Data shown:
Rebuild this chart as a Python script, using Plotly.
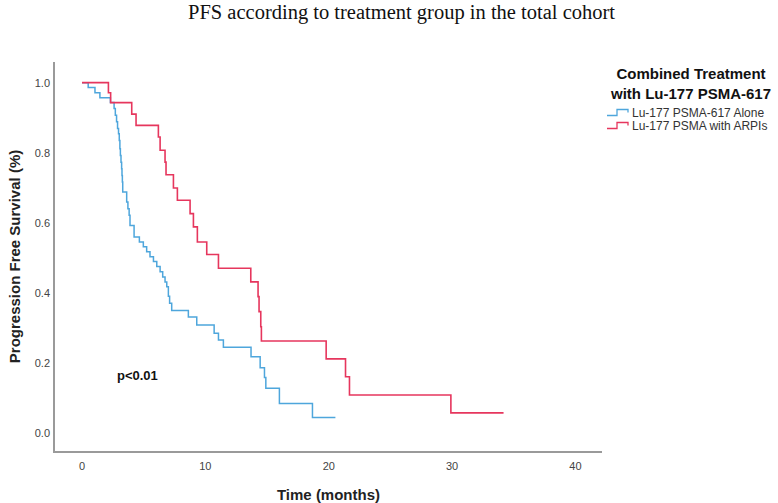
import plotly.graph_objects as go

# ---- data (Kaplan-Meier step curves) ----
blue_name = "Lu-177 PSMA-617 Alone"
blue_time = [0, 0.5, 1.05, 1.45, 2.3, 2.6, 2.7, 2.8, 2.88, 2.96, 3.02, 3.07, 3.11, 3.16, 3.21,
             3.24, 3.27, 3.30, 3.62, 3.72, 3.82, 3.89, 4.22, 4.65, 4.97, 5.24, 5.51, 5.79,
             6.06, 6.33, 6.54, 6.73, 6.87, 7.0, 7.1, 7.27, 8.62, 9.3, 10.71, 11.06, 11.46,
             13.7, 14.44, 14.79, 14.9, 16.0, 18.68, 20.54]
blue_surv = [1.0, 0.986, 0.971, 0.957, 0.943, 0.926, 0.907, 0.888, 0.869, 0.854, 0.835, 0.811,
             0.792, 0.773, 0.754, 0.735, 0.716, 0.688, 0.659, 0.64, 0.621, 0.592, 0.559, 0.545,
             0.531, 0.517, 0.503, 0.489, 0.475, 0.46, 0.445, 0.431, 0.417, 0.39, 0.37, 0.349,
             0.331, 0.308, 0.284, 0.265, 0.244, 0.217, 0.186, 0.158, 0.127, 0.084, 0.044, 0.044]

red_name = "Lu-177 PSMA with ARPIs"
red_time = [0, 2.14, 2.32, 4.03, 4.38, 6.19, 6.33, 6.73, 6.81, 7.41, 7.73, 8.76, 9.03, 9.35,
            10.11, 11.06, 13.68, 14.27, 14.35, 14.49, 14.54, 19.79, 21.36, 21.68, 29.9, 34.17]
red_surv = [1.0, 0.971, 0.943, 0.91, 0.878, 0.845, 0.807, 0.773, 0.737, 0.699, 0.664, 0.626,
            0.588, 0.545, 0.509, 0.470, 0.431, 0.389, 0.346, 0.303, 0.262, 0.211, 0.16, 0.108,
            0.057, 0.057]

x_ticks = [0, 10, 20, 30, 40]
y_ticks = [0.0, 0.2, 0.4, 0.6, 0.8, 1.0]
y_ticktext = ["0.0", "0.2", "0.4", "0.6", "0.8", "1.0"]

title_text = "PFS according to treatment group in the total cohort"
legend_title = "Combined Treatment<br>with Lu-177 PSMA-617"
p_text = "p<0.01"

BLUE = "#4ea6dc"
RED = "#e6365d"

W, H = 778, 503
ML, MR, MT, MB = 55, 176, 62, 52
PW, PH = W - ML - MR, H - MT - MB


def px(x):
    return (x - ML) / PW


def py(y):
    return (H - MB - y) / PH


fig = go.Figure()
fig.add_trace(go.Scatter(x=blue_time, y=blue_surv, mode="lines", line_shape="hv",
                         line=dict(color=BLUE, width=1.5), name=blue_name))
fig.add_trace(go.Scatter(x=red_time, y=red_surv, mode="lines", line_shape="hv",
                         line=dict(color=RED, width=1.6), name=red_name))

font_sans = "Liberation Sans, Arial, sans-serif"

fig.update_layout(
    width=W, height=H,
    margin=dict(l=ML, r=MR, t=MT, b=MB),
    plot_bgcolor="white", paper_bgcolor="white",
    showlegend=False,
    font=dict(family=font_sans, color="#222"),
    xaxis=dict(range=[-2.19, 42.15], tickvals=x_ticks, showline=True, linecolor="#9a9a9a",
               linewidth=1.5, showgrid=False, zeroline=False, ticks="",
               ticklabelstandoff=4, tickfont=dict(size=11, color="#444"),
               title=dict(text="<b>Time (months)</b>", font=dict(size=15, color="#222"),
                          standoff=21),
               automargin=False),
    yaxis=dict(range=[-0.052, 1.059], tickvals=y_ticks, ticktext=y_ticktext, showline=True,
               linecolor="#9a9a9a", linewidth=1.5, showgrid=False, zeroline=False, ticks="",
               ticklabelstandoff=1, tickfont=dict(size=11, color="#444"),
               title=dict(text="<b>Progression Free Survival (%)</b>",
                          font=dict(size=15, color="#222"), standoff=11),
               automargin=False),
)

annotations = [
    dict(text=title_text, xref="paper", yref="paper", x=px(401), y=py(13),
         xanchor="center", yanchor="middle", showarrow=False,
         font=dict(family="Liberation Serif, Times New Roman, serif", size=20.5, color="#111")),
    dict(text="<b>" + legend_title.replace("<br>", "</b><br><b>") + "</b>", xref="paper",
         yref="paper", x=px(690), y=py(83), xanchor="center", yanchor="middle",
         showarrow=False, align="center",
         font=dict(family=font_sans, size=15, color="#111")),
    dict(text=blue_name, xref="paper", yref="paper", x=px(630), y=py(112.5), xanchor="left",
         yanchor="middle", showarrow=False, font=dict(family=font_sans, size=12, color="#333")),
    dict(text=red_name, xref="paper", yref="paper", x=px(630), y=py(125.5), xanchor="left",
         yanchor="middle", showarrow=False, font=dict(family=font_sans, size=12, color="#333")),
    dict(text="<b>" + p_text + "</b>", xref="x", yref="y", x=4.5, y=0.163, xanchor="center",
         yanchor="middle", showarrow=False, font=dict(family=font_sans, size=13, color="#111")),
]
fig.update_layout(annotations=annotations)


def step_glyph(yc, color):
    x0, x1, x2 = px(607), px(617), px(628)
    ylo, yhi = py(yc + 3), py(yc - 3)
    path = f"M {x0},{ylo} L {x1},{ylo} L {x1},{yhi} L {x2},{yhi} L {x2},{py(yc)}"
    return dict(type="path", xref="paper", yref="paper", path=path,
                line=dict(color=color, width=1.3))


fig.update_layout(shapes=[step_glyph(112.5, BLUE), step_glyph(125.5, RED)])

fig.write_html("out.html", config={"displayModeBar": False},
               post_script="document.body.style.margin='0';document.body.style.padding='0';")
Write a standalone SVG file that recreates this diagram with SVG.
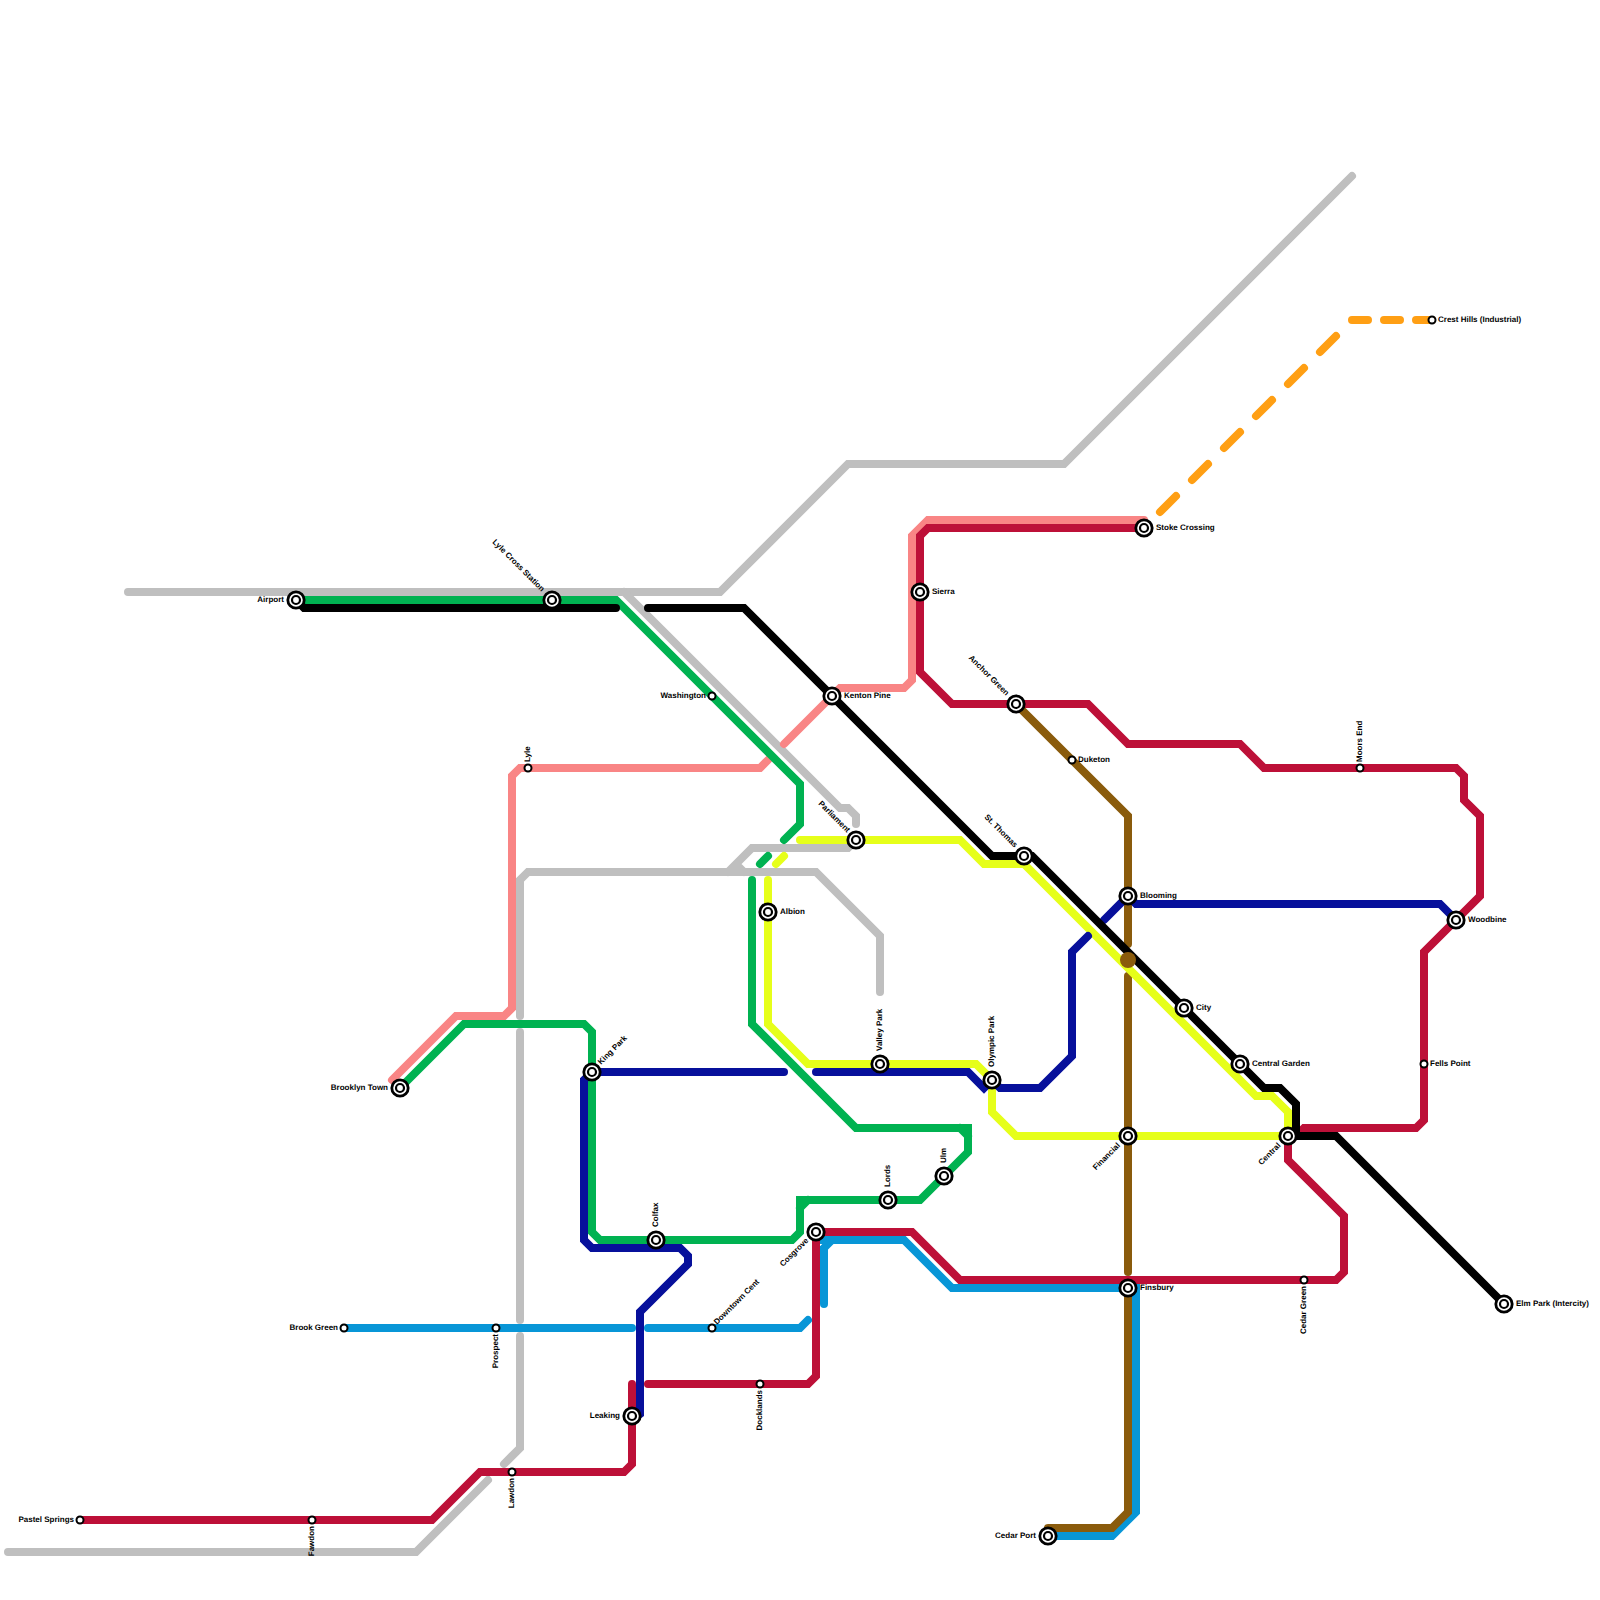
<svg xmlns="http://www.w3.org/2000/svg" width="1600" height="1600" viewBox="0 0 1600 1600">
<style>
.l{fill:none;stroke-width:8;stroke-linecap:round;stroke-linejoin:miter}
.grey{stroke:#bfbfbf}.pink{stroke:#f98585}.red{stroke:#bd1038}.green{stroke:#00b251}.navy{stroke:#07109b}.blue{stroke:#0896d7}.yellow{stroke:#e6ff1a}.brown{stroke:#8a5b0c}.black{stroke:#000}.orange{stroke:#ff9f14}
.o{fill:#fff;stroke:#000;stroke-width:2.8}
.i{fill:#fff;stroke:#000;stroke-width:2.2}
.s{fill:#fff;stroke:#000;stroke-width:2}
text{font-family:"Liberation Sans",Arial,sans-serif;font-size:8px;font-weight:700;fill:#000;text-rendering:geometricPrecision}
.e{text-anchor:end}
</style>
<defs>
<g id="big"><circle class="o" r="8.2"/><circle class="i" r="4"/></g>
<circle id="small" class="s" r="3.5"/>
</defs>
<rect width="1600" height="1600" fill="#fff"/>
<g id="connectors">
<path class="l grey" d="M128 592H720L848 464H1064L1352 176"/>
<path class="l grey" d="M624 592L840 808H848L856 816V824"/>
<path class="l grey" d="M856 840L848 848H752L728 872M736 864L744 872"/>
<path class="l grey" d="M520 1016V880L528 872H816L880 936V992"/>
<path class="l grey" d="M520 1032V1320"/>
<path class="l grey" d="M520 1336V1448L504 1464"/>
<path class="l grey" d="M488 1480L416 1552H8"/>
<path class="l pink" d="M392 1080L456 1016H504L512 1008V776L520 768H760L768 760"/>
<path class="l pink" d="M784 744L832 696L840 688H904L912 680V536L928 520H1144"/>
<path class="l blue" d="M344 1328H632"/>
<path class="l blue" d="M648 1328H800L808 1320"/>
<path class="l blue" d="M824 1304V1248L832 1240M816 1240H904L952 1288H1136V1512L1112 1536H1048"/>
<path class="l red" d="M1144 528H928L920 536V672L952 704H1088L1128 744H1240L1264 768H1456L1464 776V800L1480 816V896L1424 952V1120L1416 1128H1304L1296 1136"/>
<path class="l red" d="M1288 1136V1160L1344 1216V1272L1336 1280H960L912 1232H816V1376L808 1384H648"/>
<path class="l red" d="M632 1384V1464L624 1472H480L432 1520H80"/>
<path class="l brown" d="M1016 704L1128 816V944"/>
<path class="l brown" d="M1128 976V1272"/>
<path class="l brown" d="M1128 1288V1512L1112 1528H1048"/>
<path class="l yellow" d="M800 840H960L984 864H1024L1256 1096H1272L1288 1112V1136H1016L992 1112V1080L976 1064H808L768 1024V880"/>
<path class="l yellow" d="M776 864L784 856"/>
<path class="l green" d="M296 600H616L800 784V824L784 840"/>
<path class="l green" d="M768 856L760 864"/>
<path class="l green" d="M400 1088L464 1024H584L592 1032V1232L600 1240H792L800 1232V1200H920L968 1152V1128H856L752 1024V880M800 1208L808 1200M960 1128L968 1136"/>
<path class="l navy" d="M592 1072H784"/>
<path class="l navy" d="M592 1072L584 1080V1240L592 1248H680L688 1256V1264L640 1312V1414L632 1420"/>
<path class="l navy" d="M816 1072H968L984 1088L992 1080L1000 1088H1040L1072 1056V952L1088 936"/>
<path class="l navy" d="M1104 920L1128 896L1136 904H1440L1456 920"/>
<path class="l black" d="M296 600L304 608H616"/>
<path class="l black" d="M648 608H744L992 856H1032L1264 1088H1280L1296 1104V1136H1336L1504 1304"/>
<path class="l black" d="M1288 1136H1296"/>
<path class="l orange" d="M1160 512L1176 496M1192 480L1208 464M1224 448L1240 432M1256 416L1272 400M1288 384L1304 368M1320 352L1336 336M1352 320H1368M1384 320H1400M1416 320H1432"/>
<circle cx="1128" cy="960" r="8" fill="#8a5b0c"/>
</g>
<g id="airport"><use href="#big" x="296" y="600"/><text class="e" x="284" y="602">Airport</text></g>
<g id="lyle-cross"><use href="#big" x="552" y="600"/><text class="e" transform="translate(541.5 592) rotate(45)">Lyle Cross Station</text></g>
<g id="washington"><use href="#small" x="712" y="696"/><text class="e" x="706" y="698">Washington</text></g>
<g id="kenton-pine"><use href="#big" x="832" y="696"/><text x="844" y="698">Kenton Pine</text></g>
<g id="parliament"><use href="#big" x="856" y="840"/><text class="e" transform="translate(847 833) rotate(45)">Parliament</text></g>
<g id="st-thomas"><use href="#big" x="1024" y="856"/><text class="e" transform="translate(1014.5 848) rotate(45)">St. Thomas</text></g>
<g id="anchor-green"><use href="#big" x="1016" y="704"/><text class="e" transform="translate(1006 696) rotate(45)">Anchor Green</text></g>
<g id="albion"><use href="#big" x="768" y="912"/><text x="780" y="914">Albion</text></g>
<g id="blooming"><use href="#big" x="1128" y="896"/><text x="1140" y="898">Blooming</text></g>
<g id="city"><use href="#big" x="1184" y="1008"/><text x="1196" y="1010">City</text></g>
<g id="central-garden"><use href="#big" x="1240" y="1064"/><text x="1252" y="1066">Central Garden</text></g>
<g id="financial"><use href="#big" x="1128" y="1136"/><text class="e" transform="translate(1120.5 1146) rotate(-45)">Financial</text></g>
<g id="central"><use href="#big" x="1288" y="1136"/><text class="e" transform="translate(1281 1146) rotate(-45)">Central</text></g>
<g id="colfax"><use href="#big" x="656" y="1240"/><text transform="translate(658 1227) rotate(-90)">Colfax</text></g>
<g id="leaking"><use href="#big" x="632" y="1416"/><text class="e" x="620" y="1418">Leaking</text></g>
<g id="downtown-cent"><use href="#small" x="712" y="1328"/><text transform="translate(717 1325) rotate(-45)">Downtown Cent</text></g>
<g id="docklands"><use href="#small" x="760" y="1384"/><text class="e" transform="translate(762 1390) rotate(-90)">Docklands</text></g>
<g id="cosgrove"><use href="#big" x="816" y="1232"/><text class="e" transform="translate(809 1241) rotate(-45)">Cosgrove</text></g>
<g id="lords"><use href="#big" x="888" y="1200"/><text transform="translate(890 1187) rotate(-90)">Lords</text></g>
<g id="ulm"><use href="#big" x="944" y="1176"/><text transform="translate(946 1163) rotate(-90)">Ulm</text></g>
<g id="valley-park"><use href="#big" x="880" y="1064"/><text transform="translate(882 1051) rotate(-90)">Valley Park</text></g>
<g id="olympic-park"><use href="#big" x="992" y="1080"/><text transform="translate(994 1067) rotate(-90)">Olympic Park</text></g>
<g id="king-park"><use href="#big" x="592" y="1072"/><text transform="translate(601 1065) rotate(-45)">King Park</text></g>
<g id="brooklyn-town"><use href="#big" x="400" y="1088"/><text class="e" x="388" y="1090">Brooklyn Town</text></g>
<g id="prospect"><use href="#small" x="496" y="1328"/><text class="e" transform="translate(498 1334) rotate(-90)">Prospect</text></g>
<g id="lawdon"><use href="#small" x="512" y="1472"/><text class="e" transform="translate(514 1478) rotate(-90)">Lawdon</text></g>
<g id="lyle"><use href="#small" x="528" y="768"/><text transform="translate(530 762) rotate(-90)">Lyle</text></g>
<g id="brook-green"><use href="#small" x="344" y="1328"/><text class="e" x="338" y="1330">Brook Green</text></g>
<g id="pastel-springs"><use href="#small" x="80" y="1520"/><text class="e" x="74" y="1522">Pastel Springs</text></g>
<g id="fawdon"><use href="#small" x="312" y="1520"/><text class="e" transform="translate(314 1526) rotate(-90)">Fawdon</text></g>
<g id="cedar-port"><use href="#big" x="1048" y="1536"/><text class="e" x="1036" y="1538">Cedar Port</text></g>
<g id="finsbury"><use href="#big" x="1128" y="1288"/><text x="1140" y="1290">Finsbury</text></g>
<g id="cedar-green"><use href="#small" x="1304" y="1280"/><text class="e" transform="translate(1306 1286) rotate(-90)">Cedar Green</text></g>
<g id="elm-park"><use href="#big" x="1504" y="1304"/><text x="1516" y="1306">Elm Park (Intercity)</text></g>
<g id="woodbine"><use href="#big" x="1456" y="920"/><text x="1468" y="922">Woodbine</text></g>
<g id="fells-point"><use href="#small" x="1424" y="1064"/><text x="1430" y="1066">Fells Point</text></g>
<g id="moors-end"><use href="#small" x="1360" y="768"/><text transform="translate(1362 762) rotate(-90)">Moors End</text></g>
<g id="crest-hills"><use href="#small" x="1432" y="320"/><text x="1438" y="322">Crest Hills (Industrial)</text></g>
<g id="stoke-crossing"><use href="#big" x="1144" y="528"/><text x="1156" y="530">Stoke Crossing</text></g>
<g id="sierra"><use href="#big" x="920" y="592"/><text x="932" y="594">Sierra</text></g>
<g id="duketon"><use href="#small" x="1072" y="760"/><text x="1078" y="762">Duketon</text></g>
</svg>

Task to complete:
Starting at the top of the listing above, reproduce each line up to and including the one with "0.084, 0.044, 0.044]"; omit the pictures.

Full solution:
Rebuild this chart as a Python script, using Plotly.
import plotly.graph_objects as go

# ---- data (Kaplan-Meier step curves) ----
blue_name = "Lu-177 PSMA-617 Alone"
blue_time = [0, 0.5, 1.05, 1.45, 2.3, 2.6, 2.7, 2.8, 2.88, 2.96, 3.02, 3.07, 3.11, 3.16, 3.21,
             3.24, 3.27, 3.30, 3.62, 3.72, 3.82, 3.89, 4.22, 4.65, 4.97, 5.24, 5.51, 5.79,
             6.06, 6.33, 6.54, 6.73, 6.87, 7.0, 7.1, 7.27, 8.62, 9.3, 10.71, 11.06, 11.46,
             13.7, 14.44, 14.79, 14.9, 16.0, 18.68, 20.54]
blue_surv = [1.0, 0.986, 0.971, 0.957, 0.943, 0.926, 0.907, 0.888, 0.869, 0.854, 0.835, 0.811,
             0.792, 0.773, 0.754, 0.735, 0.716, 0.688, 0.659, 0.64, 0.621, 0.592, 0.559, 0.545,
             0.531, 0.517, 0.503, 0.489, 0.475, 0.46, 0.445, 0.431, 0.417, 0.39, 0.37, 0.349,
             0.331, 0.308, 0.284, 0.265, 0.244, 0.217, 0.186, 0.158, 0.127, 0.084, 0.044, 0.044]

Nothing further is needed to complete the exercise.